● Exercise prompt: Take the lines from the head of the listing through the one bearing "import * as" and copy them exactly, leaving every picture out.

● Data provided:
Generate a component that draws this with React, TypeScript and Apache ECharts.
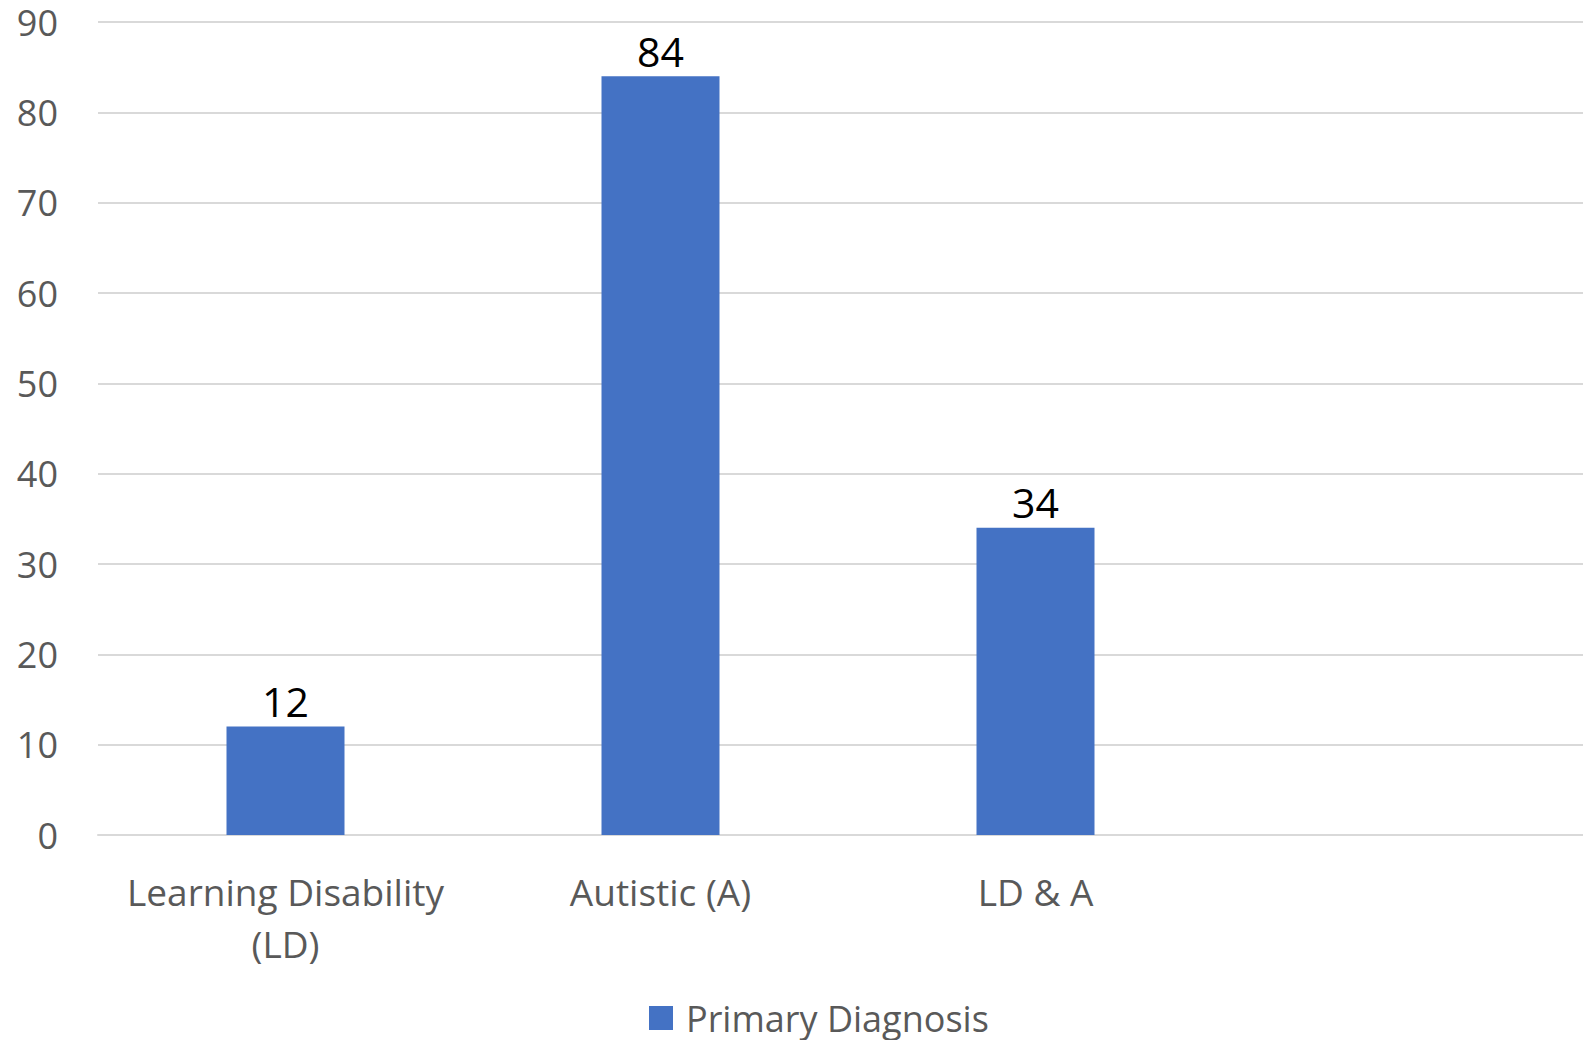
import React, { useEffect, useRef } from "react";
import * as echarts from "echarts";

// Category labels (the fourth slot is an empty column on the axis)
const categories = ["Learning Disability\n(LD)", "Autistic (A)", "LD & A", ""];
// Count of people per primary diagnosis
const primaryDiagnosis: (number | string)[] = [12, 84, 34, "-"];
const seriesName = "Primary Diagnosis";

const yMin = 0;
const yMax = 90;
const yStep = 10;

const FONT = "'Open Sans', 'Noto Sans', sans-serif";

export default function App() {
  const ref = useRef<HTMLDivElement>(null);

  useEffect(() => {
    document.body.style.margin = "0";
    if (!ref.current) return;
    const chart = echarts.init(ref.current, undefined, { renderer: "svg" });
    chart.setOption({
      animation: false,
      backgroundColor: "#ffffff",
      textStyle: { fontFamily: FONT },
      // the plot area runs a little past the right edge of the canvas
      grid: {
        left: 98,
        top: 22,
        width: 1500,
        height: 813,
        containLabel: false,
        outerBoundsMode: "none",
      },
      legend: {
        data: [seriesName],
        left: 649,
        top: 999,
        padding: 0,
        icon: "rect",
        itemWidth: 24,
        itemHeight: 24,
        textStyle: {
          fontFamily: FONT,
          fontSize: 36,
          color: "#595959",
          lineHeight: 38,
          padding: [0, 0, 0, 8],
        },
      },
      xAxis: {
        type: "category",
        data: categories,
        axisLine: { show: true, lineStyle: { color: "#d9d9d9", width: 2 } },
        axisTick: { show: false },
        axisLabel: {
          interval: 0,
          margin: 30,
          fontFamily: FONT,
          fontSize: 37,
          lineHeight: 52,
          color: "#595959",
        },
      },
      yAxis: {
        type: "value",
        min: yMin,
        max: yMax,
        interval: yStep,
        axisLine: { show: false },
        axisTick: { show: false },
        splitLine: { lineStyle: { color: "#d9d9d9", width: 2 } },
        axisLabel: {
          margin: 40,
          fontFamily: FONT,
          fontSize: 36,
          color: "#595959",
        },
      },
      series: [
        {
          name: seriesName,
          type: "bar",
          data: primaryDiagnosis,
          barWidth: 118,
          itemStyle: { color: "#4472C4" },
          label: {
            show: true,
            position: "top",
            distance: 5,
            fontFamily: FONT,
            fontSize: 41,
            color: "#000000",
          },
        },
      ],
    });
    return () => chart.dispose();
  }, []);

  return <div ref={ref} style={{ width: 1583, height: 1040 }} />;
}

● The answer:
Generate a component that draws this with React, TypeScript and Apache ECharts.
import React, { useEffect, useRef } from "react";
import * as echarts from "echarts";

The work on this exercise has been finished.